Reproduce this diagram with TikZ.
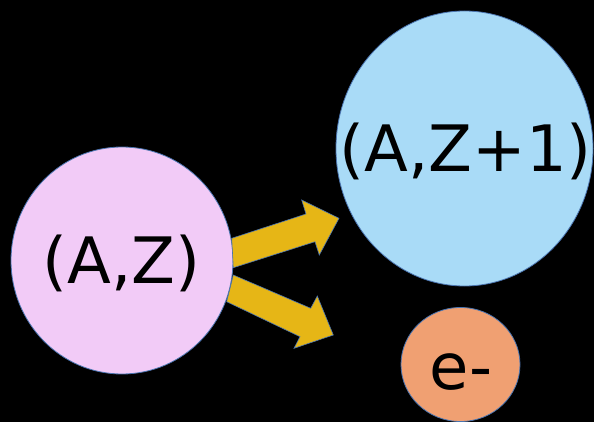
\documentclass[tikz,border=0pt]{standalone}
\usepackage{fontspec}
\setmainfont{DejaVu Sans}
\usetikzlibrary{shapes.geometric}
\definecolor{pinkfill}{HTML}{F2CBF7}
\definecolor{bluefill}{HTML}{A9DBF7}
\definecolor{orangefill}{HTML}{F0A072}
\definecolor{yellowfill}{HTML}{E6B616}
\definecolor{edgeblue}{HTML}{4A74B0}
\tikzset{
  particle/.style={ellipse, draw=edgeblue, line width=0.8pt, inner sep=0pt, font=\fontsize{64}{64}\selectfont},
  blockarrow/.style={fill=yellowfill, draw=edgeblue, line width=0.6pt, line join=miter}
}
\begin{document}
\begin{tikzpicture}[x=1pt,y=-1pt]
\fill[black] (0,0) rectangle (594,422);
\useasboundingbox (0,0) rectangle (594,422);
\node[particle, fill=pinkfill, minimum width=222pt, minimum height=227pt] (az) at (122,260.5) {};
\node[particle, fill=bluefill, minimum width=257pt, minimum height=275pt] (az1) at (464.5,148.5) {};
\node[particle, fill=orangefill, minimum width=119pt, minimum height=114pt] (e) at (460.5,364.5) {};
\node[font=\fontsize{64}{64}\selectfont, anchor=base] (taz) at (121.7,283.3) {(A,Z)};
\node[font=\fontsize{64}{64}\selectfont, anchor=base] (taz1) at (465.8,171.7) {(A,Z+1)};
\node[font=\fontsize{64}{64}\selectfont, anchor=base] (te) at (461,389) {e-};
\draw[blockarrow] (231.7,238.3) -- (306,214) -- (301.7,200) -- (339,218.3) -- (319.3,255) -- (315,241.7) -- (233.3,267.7) -- cycle;
\draw[blockarrow] (233.3,275) -- (310.7,308.3) -- (317.3,296) -- (333.3,335) -- (294,348.3) -- (300,336.7) -- (226.7,301.7) -- cycle;
\end{tikzpicture}
\end{document}
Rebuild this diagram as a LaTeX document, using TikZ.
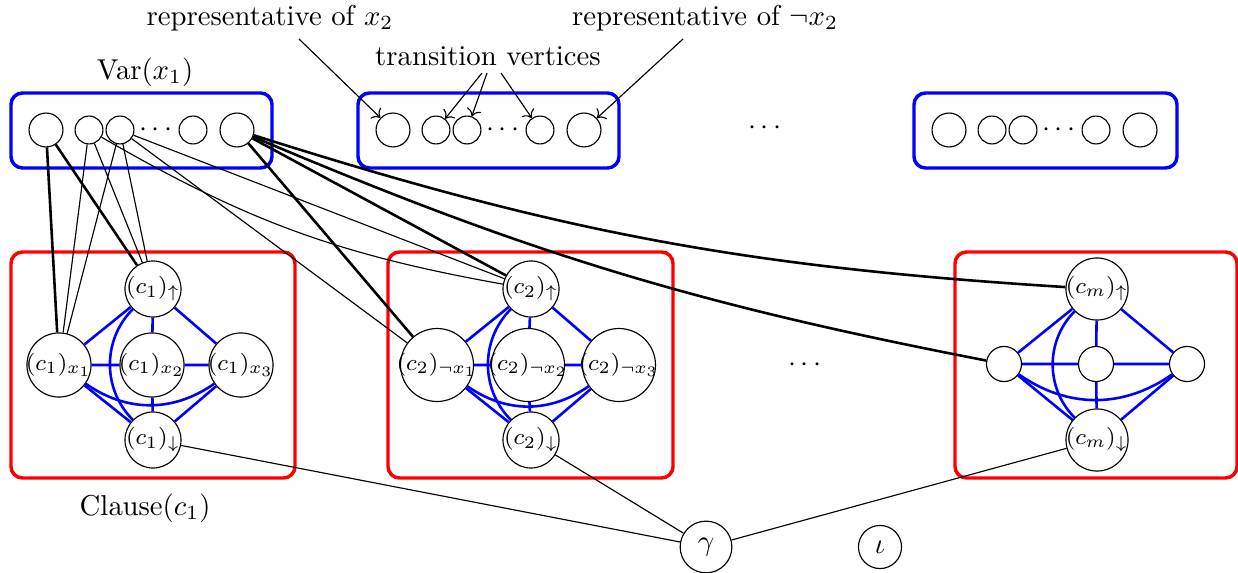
\documentclass[tikz,border=0pt]{standalone}
\usetikzlibrary{arrows.meta}
\newcommand\mkz[1]{\makebox[0pt]{#1}}
\newcommand\nfont{\fontsize{8.5}{10}\selectfont}
\begin{document}
\begin{tikzpicture}[x=0.348pt,y=-0.348pt,
  every node/.style={inner sep=0pt},
  vb/.style={circle,draw,minimum size=11.8pt},
  vs/.style={circle,draw,minimum size=9.7pt},
  cn/.style={circle,draw,minimum size=19.5pt,font=\nfont},
  xa/.style={circle,draw,minimum size=22.3pt,font=\nfont},
  xb/.style={circle,draw,minimum size=25.4pt,font=\nfont},
  cmb/.style={circle,draw,minimum size=21.6pt,font=\nfont},
  cms/.style={circle,draw,minimum size=12.2pt},
  varbox/.style={draw=blue,line width=1.2pt,rounded corners=4pt},
  clbox/.style={draw=red,line width=1.2pt,rounded corners=4pt},
  be/.style={blue,line width=0.9pt},
  tk/.style={line width=0.9pt},
  tn/.style={line width=0.4pt},
]
\useasboundingbox (0,0) rectangle (1238,573);

% variable gadgets
\draw[varbox] (11,93) rectangle (272,168);
\draw[varbox] (358,93) rectangle (619,168);
\draw[varbox] (914,93) rectangle (1177,168);
\foreach \s/\n in {0/a,347/b,903/c}{
  \node[vb] (\n1) at (46+\s,130) {};
  \node[vs] (\n2) at (89+\s,130) {};
  \node[vs] (\n3) at (120+\s,130) {};
  \node[anchor=base] (\n d) at (156+\s,137) {$\cdots$};
  \node[vs] (\n4) at (193+\s,130) {};
  \node[vb] (\n5) at (237+\s,130) {};
}
\node[anchor=base] (topdots) at (765,135) {$\cdots$};
\node (varlab) at (145,72) {$\mathrm{Var}(x_1)$};

% labels and arrows
\node (repx) at (270,18) {representative of $x_2$};
\node (repnx) at (705,18) {representative of $\neg x_2$};
\node (trans) at (488,56) {transition vertices};
\coordinate (ar1) at (299,39);
\coordinate (ar2) at (683,39);
\coordinate (at1) at (482,73);
\coordinate (at2) at (487,73);
\coordinate (at3) at (501,73);
\draw[tn,->] (ar1) -- (b1);
\draw[tn,->] (ar2) -- (b5);
\draw[tn,->] (at1) -- (b2);
\draw[tn,->] (at2) -- (b3);
\draw[tn,->] (at3) -- (b4);

% clause c1
\draw[clbox] (11,252) rectangle (295,478);
\node[cn] (u1) at (153,289) {\mkz{$(c_1)_\uparrow$}};
\node[xa] (p1) at (59,365) {\mkz{$(c_1)_{x_1}$}};
\node[xa] (q1) at (152,365) {\mkz{$(c_1)_{x_2}$}};
\node[xa] (r1) at (241,365) {\mkz{$(c_1)_{x_3}$}};
\node[cn] (d1) at (153,440) {\mkz{$(c_1)_\downarrow$}};
\node (cllab) at (145,508) {$\mathrm{Clause}(c_1)$};

% clause c2
\draw[clbox] (388,252) rectangle (673,478);
\node[cn] (u2) at (531,289) {\mkz{$(c_2)_\uparrow$}};
\node[xb] (p2) at (437,365) {\mkz{$(c_2)_{\neg x_1}$}};
\node[xb] (q2) at (528,365) {\mkz{$(c_2)_{\neg x_2}$}};
\node[xb] (r2) at (619,365) {\mkz{$(c_2)_{\neg x_3}$}};
\node[cn] (d2) at (531,440) {\mkz{$(c_2)_\downarrow$}};

\node[anchor=base] (cldots) at (805,372) {$\cdots$};

% clause cm
\draw[clbox] (955,252) rectangle (1237,478);
\node[cmb] (um) at (1097,289) {\mkz{$(c_m)_\uparrow$}};
\node[cms] (pm) at (1004,364) {};
\node[cms] (qm) at (1096,364) {};
\node[cms] (rm) at (1187,364) {};
\node[cmb] (dm) at (1097,440) {\mkz{$(c_m)_\downarrow$}};

% gadget edges
\foreach \k in {1,2,m}{
  \draw[be] (u\k)--(p\k) (u\k)--(q\k) (u\k)--(r\k) (p\k)--(q\k) (q\k)--(r\k)
            (p\k)--(d\k) (q\k)--(d\k) (r\k)--(d\k);
  \draw[be] (u\k) to[bend right=45] (d\k);
  \draw[be] (p\k) to[bend right=35] (r\k);
}

% variable-clause edges
\draw[tk] (a1)--(p1) (a1)--(u1);
\draw[tn] (a2)--(p1) (a2)--(u1) (a3)--(p1) (a3)--(u1) (a3)--(u2) (a3)--(p2);
\draw[tn] (a2) to[bend right=10] (u2);
\draw[tk] (a5)--(p2) (a5)--(u2);
\draw[tk] (a5) to[bend right=7] (um);
\draw[tk] (a5) to[bend right=6] (pm);

% gamma, iota
\node[circle,draw,minimum size=18pt] (g) at (706,547) {$\gamma$};
\node[circle,draw,minimum size=15pt] (io) at (880,547) {$\iota$};
\draw[tn] (d1)--(g) (d2)--(g) (dm)--(g);
\end{tikzpicture}
\end{document}
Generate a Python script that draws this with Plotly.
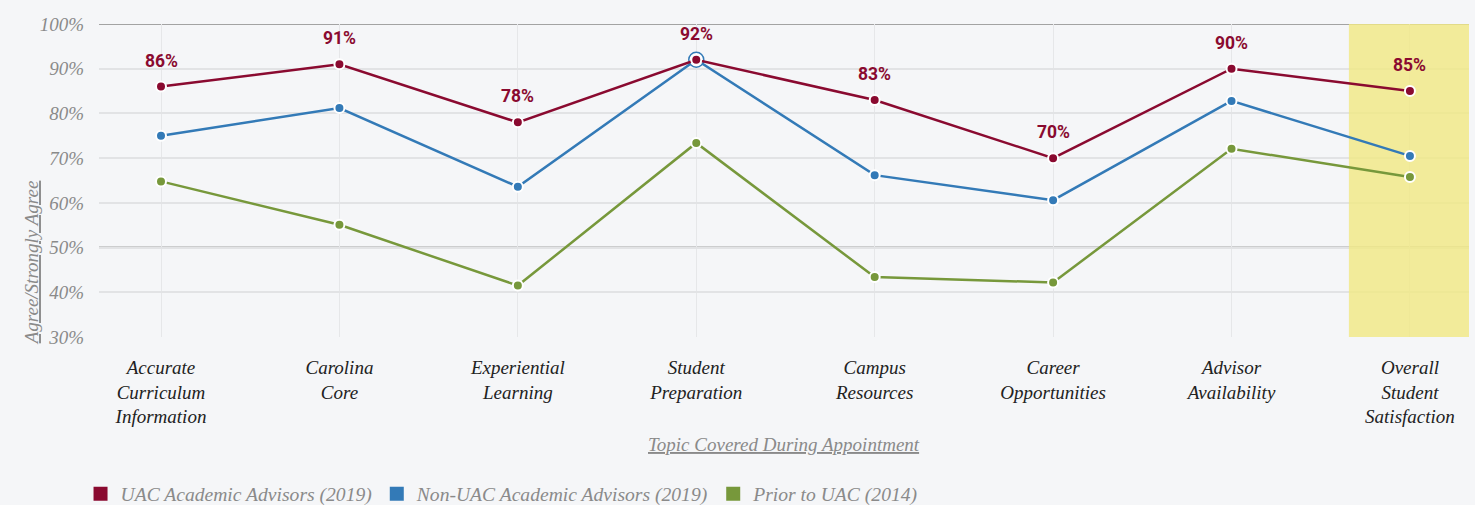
import plotly.graph_objects as go

# Topics (x categories), multi-line labels
categories = [
    "Accurate<br>Curriculum<br>Information",
    "Carolina<br>Core",
    "Experiential<br>Learning",
    "Student<br>Preparation",
    "Campus<br>Resources",
    "Career<br>Opportunities",
    "Advisor<br>Availability",
    "Overall<br>Student<br>Satisfaction",
]

# Percent agree / strongly agree per group
uac_2019 = [86, 91, 78, 92, 83, 70, 90, 85]
non_uac_2019 = [75, 81.2, 63.6, 92, 66.2, 60.6, 82.8, 70.5]
prior_2014 = [64.8, 55.1, 41.5, 73.4, 43.4, 42.2, 72.1, 65.8]

series_names = [
    "UAC Academic Advisors (2019)",
    "Non-UAC Academic Advisors (2019)",
    "Prior to UAC (2014)",
]
y_ticks = [30, 40, 50, 60, 70, 80, 90, 100]
y_tick_labels = [f"{v}%" for v in y_ticks]

RED = "#8a0a30"
BLUE = "#337ab7"
GREEN = "#77983b"
BG = "#f5f6f8"
SERIF = "Liberation Serif"
LABEL_FONT = "Roboto"

fig = go.Figure()

# highlighted "overall" column
fig.add_shape(type="rect", xref="x", yref="y", x0=6.658, x1=7.331, y0=30, y1=100,
              fillcolor="rgba(241,232,130,0.80)", line_width=0, layer="between")
# emphasised reference lines
for ref in (100, 50):
    fig.add_shape(type="line", xref="paper", yref="y", x0=0, x1=1, y0=ref, y1=ref,
                  line=dict(color="#a3a3a3", width=2), layer="between")


def line_trace(values, color, name):
    return go.Scatter(
        x=categories, y=values, mode="lines+markers", name=name, showlegend=False,
        line=dict(color=color, width=2.5),
        marker=dict(color=color, size=10, line=dict(color="white", width=2)),
        hoverinfo="skip",
    )


fig.add_trace(line_trace(prior_2014, GREEN, series_names[2]))
fig.add_trace(line_trace(non_uac_2019, BLUE, series_names[1]))
# hover ring on the Student Preparation point of the blue series
fig.add_trace(go.Scatter(
    x=[categories[3]], y=[non_uac_2019[3]], mode="markers", showlegend=False,
    marker=dict(color="white", size=15, line=dict(color=BLUE, width=1.5)),
    hoverinfo="skip",
))
fig.add_trace(line_trace(uac_2019, RED, series_names[0]))

# legend entries drawn as squares
for name, color in zip(series_names, (RED, BLUE, GREEN)):
    fig.add_trace(go.Scatter(
        x=[None], y=[None], mode="markers", name=name,
        marker=dict(symbol="square", size=14, color=color),
    ))

# value labels above UAC points
for cat, v in zip(categories, uac_2019):
    fig.add_annotation(
        x=cat, y=v, text=f"{v}%", showarrow=False, yshift=26,
        font=dict(family=LABEL_FONT, size=17.5, color=RED, weight="bold"),
    )

# axis titles
fig.add_annotation(
    xref="paper", yref="paper", x=0.5, y=-0.345, showarrow=False,
    xanchor="center", yanchor="middle",
    text="<u>Topic Covered During Appointment</u>",
    font=dict(family=SERIF, size=19, color="#8a8a8a", style="italic"),
)
fig.add_annotation(
    xref="paper", yref="paper", x=-0.0495, y=0.236, showarrow=False, textangle=-90,
    xanchor="center", yanchor="middle",
    text="<u>Agree/Strongly Agree</u>",
    font=dict(family=SERIF, size=19, color="#8a8a8a", style="italic"),
)

fig.update_layout(
    width=1475, height=505,
    margin=dict(l=99, r=6, t=24, b=168),
    paper_bgcolor=BG, plot_bgcolor=BG,
    showlegend=True,
    legend=dict(
        orientation="h",
        xref="container", x=0.0546, xanchor="left",
        yref="container", y=0.022, yanchor="middle",
        font=dict(family=SERIF, size=19.6, color="#8a8a8a", style="italic"),
        bgcolor="rgba(0,0,0,0)", itemclick=False,
    ),
    hovermode=False,
)

fig.update_xaxes(
    type="category", range=[-0.3475, 7.331],
    showgrid=True, gridcolor="#e6e7e9", gridwidth=1,
    showline=False, zeroline=False, ticks="",
    tickfont=dict(family=SERIF, size=19, color="#222222", style="italic"),
    ticklabelstandoff=17,
)
fig.update_yaxes(
    range=[30, 100], tickvals=y_ticks, ticktext=y_tick_labels,
    showgrid=True, gridcolor="#e2e3e5", gridwidth=2,
    zeroline=False, showline=False, ticks="",
    tickfont=dict(family=SERIF, size=19, color="#8a8a8a", style="italic"),
    ticklabelstandoff=14,
)

fig.write_html("out.html")
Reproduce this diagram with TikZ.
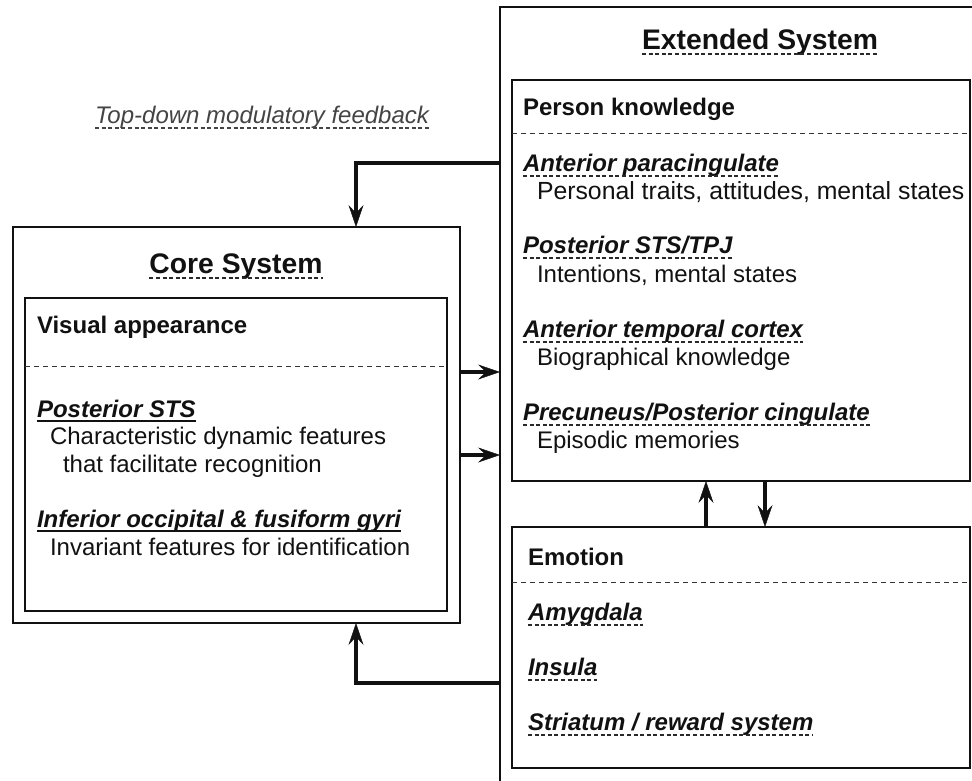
\documentclass[tikz,border=0pt]{standalone}
\usepackage{fontspec}
\setmainfont{Liberation Sans}
\usetikzlibrary{arrows.meta}
\definecolor{ink}{HTML}{111111}
\definecolor{greyink}{HTML}{444444}
\tikzset{
  boxline/.style={draw=ink, line width=2.8pt, inner sep=0pt, outer sep=0pt},
  sepline/.style={draw=ink!85, line width=1pt, dash pattern=on 5pt off 4pt},
  arr/.style={draw=ink, line width=3.8pt, -{Stealth[length=22pt,width=15pt,inset=8pt,line width=0.4pt]}},
  txt/.style={inner sep=0pt, outer sep=0pt, anchor=base west, text=ink, font=\fontsize{24}{28}\selectfont},
  widetxt/.style={txt, font=\fontsize{24.8}{28}\selectfont},
  head/.style={txt, font=\fontsize{24}{28}\selectfont\bfseries\itshape},
  lbl/.style={txt, font=\fontsize{24}{28}\selectfont\bfseries},
  ttl/.style={inner sep=0pt, outer sep=0pt, anchor=base, text=ink, font=\fontsize{28.3}{32}\selectfont\bfseries},
  dul/.style={draw=ink!90, line width=1.6pt, dash pattern=on 4pt off 2.6pt},
  sul/.style={draw=ink, line width=2pt}
}
\begin{document}
\begin{tikzpicture}[x=1pt,y=-1pt]
\useasboundingbox (0,0) rectangle (972,780);
\clip (0,0) rectangle (972,780);
% boxes
\node[boxline, minimum width=447pt, minimum height=396pt, anchor=north west] (core) at (13,227) {};
\node[boxline, minimum width=422pt, minimum height=313pt, anchor=north west] (corein) at (25,298) {};
\node[boxline, minimum width=560pt, minimum height=820pt, anchor=north west] (ext) at (500,7) {};
\node[boxline, minimum width=458pt, minimum height=401pt, anchor=north west] (pk) at (512,80) {};
\node[boxline, minimum width=458pt, minimum height=241pt, anchor=north west] (emo) at (512,527) {};
% separators
\draw[sepline] (corein.west |- 0,366) -- (corein.east |- 0,366);
\draw[sepline] (pk.west |- 0,133) -- (pk.east |- 0,133);
\draw[sepline] (emo.west |- 0,582) -- (emo.east |- 0,582);
% top-down label
\node[txt, text=greyink, font=\fontsize{24}{28}\selectfont\itshape] (td) at (95,123) {Top-down modulatory feedback};
\draw[dul, draw=greyink] ([yshift=-5pt]td.base west) -- ([yshift=-5pt]td.base east);
% titles
\node[ttl] (extt) at (760,49) {Extended System};
\draw[dul] ([yshift=-5pt]extt.base west) -- ([yshift=-5pt]extt.base east);
\node[ttl] (coret) at (236,273) {Core System};
\draw[dul] ([yshift=-5pt]coret.base west) -- ([yshift=-5pt]coret.base east);
% person knowledge
\node[lbl] (pkl) at (523,115) {Person knowledge};
\node[head] (h1) at (523,171) {Anterior paracingulate};
\node[widetxt] (d1) at (537,199) {Personal traits, attitudes, mental states};
\node[head] (h2) at (523,253) {Posterior STS/TPJ};
\node[txt] (d2) at (537,282) {Intentions, mental states};
\node[head] (h3) at (523,337) {Anterior temporal cortex};
\node[txt] (d3) at (537,365) {Biographical knowledge};
\node[head] (h4) at (523,420) {Precuneus/Posterior cingulate};
\node[txt] (d4) at (537,448) {Episodic memories};
\foreach \n in {h1,h2,h3,h4}
  \draw[dul] ([yshift=-5pt]\n.base west) -- ([yshift=-5pt]\n.base east);
% emotion
\node[lbl] (eml) at (528,565) {Emotion};
\node[head] (e1) at (528,620) {Amygdala};
\node[head] (e2) at (528,675) {Insula};
\node[head] (e3) at (528,730) {Striatum / reward system};
\foreach \n in {e1,e2,e3}
  \draw[dul] ([yshift=-5pt]\n.base west) -- ([yshift=-5pt]\n.base east);
% core
\node[lbl] (val) at (37,333) {Visual appearance};
\node[head] (c1) at (37,417) {Posterior STS};
\node[txt] (cd1) at (50,444) {Characteristic dynamic features};
\node[txt] (cd1b) at (63,472) {that facilitate recognition};
\node[head] (c2) at (37,527) {Inferior occipital \& fusiform gyri};
\node[txt] (cd2) at (50,555) {Invariant features for identification};
\foreach \n in {c1,c2}
  \draw[sul] ([yshift=-4pt]\n.base west) -- ([yshift=-4pt]\n.base east);
% connectors
\draw[arr] (ext.west |- 0,163) -| (core.north -| 356,0);
\draw[arr] (ext.west |- 0,683) -| (core.south -| 356,0);
\draw[arr] (core.east |- 0,372) -- (ext.west |- 0,372);
\draw[arr] (core.east |- 0,455) -- (ext.west |- 0,455);
\draw[arr] (emo.north -| 706,0) -- (pk.south -| 706,0);
\draw[arr] (pk.south -| 765,0) -- (emo.north -| 765,0);
\end{tikzpicture}
\end{document}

[Given instruction]: Above are records with pictures. Reproduce exactly only the lines from the line with "Generate a Python" through the line with "fig = go.Figure()", both ends included, and leave the pictures out.

[Worked solution]:
Generate a Python script that draws this with Plotly.
import plotly.graph_objects as go

# Topics (x categories), multi-line labels
categories = [
    "Accurate<br>Curriculum<br>Information",
    "Carolina<br>Core",
    "Experiential<br>Learning",
    "Student<br>Preparation",
    "Campus<br>Resources",
    "Career<br>Opportunities",
    "Advisor<br>Availability",
    "Overall<br>Student<br>Satisfaction",
]

# Percent agree / strongly agree per group
uac_2019 = [86, 91, 78, 92, 83, 70, 90, 85]
non_uac_2019 = [75, 81.2, 63.6, 92, 66.2, 60.6, 82.8, 70.5]
prior_2014 = [64.8, 55.1, 41.5, 73.4, 43.4, 42.2, 72.1, 65.8]

series_names = [
    "UAC Academic Advisors (2019)",
    "Non-UAC Academic Advisors (2019)",
    "Prior to UAC (2014)",
]
y_ticks = [30, 40, 50, 60, 70, 80, 90, 100]
y_tick_labels = [f"{v}%" for v in y_ticks]

RED = "#8a0a30"
BLUE = "#337ab7"
GREEN = "#77983b"
BG = "#f5f6f8"
SERIF = "Liberation Serif"
LABEL_FONT = "Roboto"

fig = go.Figure()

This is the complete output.